§ Your instructions: Return each line of the data below verbatim; pictures are to be left out.
--- START OF Recorded information ---
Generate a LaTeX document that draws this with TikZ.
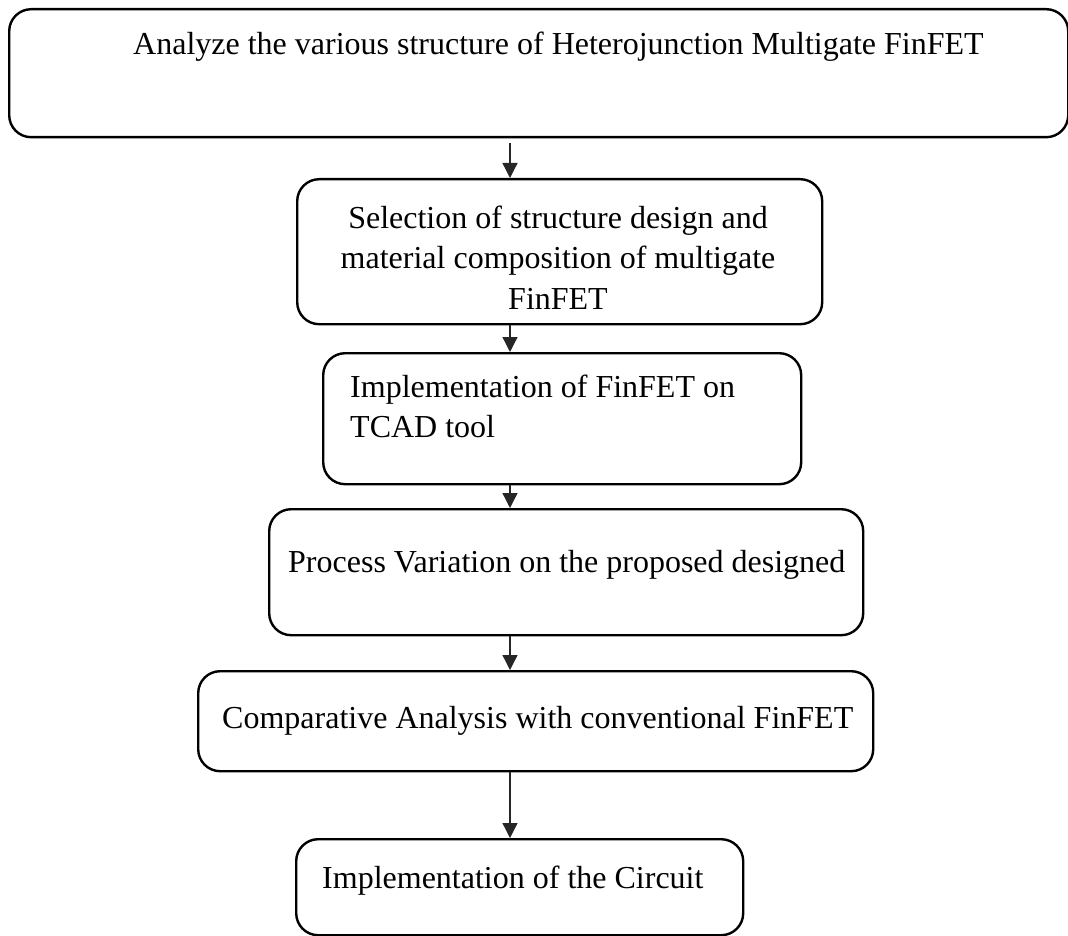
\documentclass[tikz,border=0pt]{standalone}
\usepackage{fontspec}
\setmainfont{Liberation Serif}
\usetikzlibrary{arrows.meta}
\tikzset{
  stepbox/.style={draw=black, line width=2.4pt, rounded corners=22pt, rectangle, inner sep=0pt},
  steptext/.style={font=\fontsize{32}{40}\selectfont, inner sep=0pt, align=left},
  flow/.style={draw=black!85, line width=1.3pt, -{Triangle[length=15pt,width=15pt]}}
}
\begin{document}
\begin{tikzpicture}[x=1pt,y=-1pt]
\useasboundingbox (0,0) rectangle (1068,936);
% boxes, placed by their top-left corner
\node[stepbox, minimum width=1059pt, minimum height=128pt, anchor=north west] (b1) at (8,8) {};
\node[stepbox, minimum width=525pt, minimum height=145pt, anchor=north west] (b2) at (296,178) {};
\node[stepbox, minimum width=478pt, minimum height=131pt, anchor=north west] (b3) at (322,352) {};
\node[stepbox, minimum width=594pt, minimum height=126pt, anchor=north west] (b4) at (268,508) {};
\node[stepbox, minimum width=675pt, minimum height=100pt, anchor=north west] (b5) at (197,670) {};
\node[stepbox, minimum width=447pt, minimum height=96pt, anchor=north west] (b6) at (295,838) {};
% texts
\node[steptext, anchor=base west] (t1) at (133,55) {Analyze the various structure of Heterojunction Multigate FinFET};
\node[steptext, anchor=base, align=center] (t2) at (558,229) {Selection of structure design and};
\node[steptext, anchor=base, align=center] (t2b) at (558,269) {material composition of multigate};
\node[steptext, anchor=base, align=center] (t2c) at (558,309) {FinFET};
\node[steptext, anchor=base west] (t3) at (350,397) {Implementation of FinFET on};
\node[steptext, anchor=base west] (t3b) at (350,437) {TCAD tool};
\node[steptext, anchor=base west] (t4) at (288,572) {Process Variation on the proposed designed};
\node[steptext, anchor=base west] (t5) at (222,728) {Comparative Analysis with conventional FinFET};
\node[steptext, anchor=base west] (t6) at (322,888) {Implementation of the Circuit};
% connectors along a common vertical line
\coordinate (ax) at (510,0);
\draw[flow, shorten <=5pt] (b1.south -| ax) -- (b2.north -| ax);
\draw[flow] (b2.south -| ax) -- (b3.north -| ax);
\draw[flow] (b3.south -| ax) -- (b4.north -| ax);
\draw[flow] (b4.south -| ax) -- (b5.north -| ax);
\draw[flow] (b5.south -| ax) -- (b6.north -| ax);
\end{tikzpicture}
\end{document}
--- END OF Recorded information ---
§ Response below:
Generate a LaTeX document that draws this with TikZ.
\documentclass[tikz,border=0pt]{standalone}
\usepackage{fontspec}
\setmainfont{Liberation Serif}
\usetikzlibrary{arrows.meta}
\tikzset{
  stepbox/.style={draw=black, line width=2.4pt, rounded corners=22pt, rectangle, inner sep=0pt},
  steptext/.style={font=\fontsize{32}{40}\selectfont, inner sep=0pt, align=left},
  flow/.style={draw=black!85, line width=1.3pt, -{Triangle[length=15pt,width=15pt]}}
}
\begin{document}
\begin{tikzpicture}[x=1pt,y=-1pt]
\useasboundingbox (0,0) rectangle (1068,936);
% boxes, placed by their top-left corner
\node[stepbox, minimum width=1059pt, minimum height=128pt, anchor=north west] (b1) at (8,8) {};
\node[stepbox, minimum width=525pt, minimum height=145pt, anchor=north west] (b2) at (296,178) {};
\node[stepbox, minimum width=478pt, minimum height=131pt, anchor=north west] (b3) at (322,352) {};
\node[stepbox, minimum width=594pt, minimum height=126pt, anchor=north west] (b4) at (268,508) {};
\node[stepbox, minimum width=675pt, minimum height=100pt, anchor=north west] (b5) at (197,670) {};
\node[stepbox, minimum width=447pt, minimum height=96pt, anchor=north west] (b6) at (295,838) {};
% texts
\node[steptext, anchor=base west] (t1) at (133,55) {Analyze the various structure of Heterojunction Multigate FinFET};
\node[steptext, anchor=base, align=center] (t2) at (558,229) {Selection of structure design and};
\node[steptext, anchor=base, align=center] (t2b) at (558,269) {material composition of multigate};
\node[steptext, anchor=base, align=center] (t2c) at (558,309) {FinFET};
\node[steptext, anchor=base west] (t3) at (350,397) {Implementation of FinFET on};
\node[steptext, anchor=base west] (t3b) at (350,437) {TCAD tool};
\node[steptext, anchor=base west] (t4) at (288,572) {Process Variation on the proposed designed};
\node[steptext, anchor=base west] (t5) at (222,728) {Comparative Analysis with conventional FinFET};
\node[steptext, anchor=base west] (t6) at (322,888) {Implementation of the Circuit};
% connectors along a common vertical line
\coordinate (ax) at (510,0);
\draw[flow, shorten <=5pt] (b1.south -| ax) -- (b2.north -| ax);
\draw[flow] (b2.south -| ax) -- (b3.north -| ax);
\draw[flow] (b3.south -| ax) -- (b4.north -| ax);
\draw[flow] (b4.south -| ax) -- (b5.north -| ax);
\draw[flow] (b5.south -| ax) -- (b6.north -| ax);
\end{tikzpicture}
\end{document}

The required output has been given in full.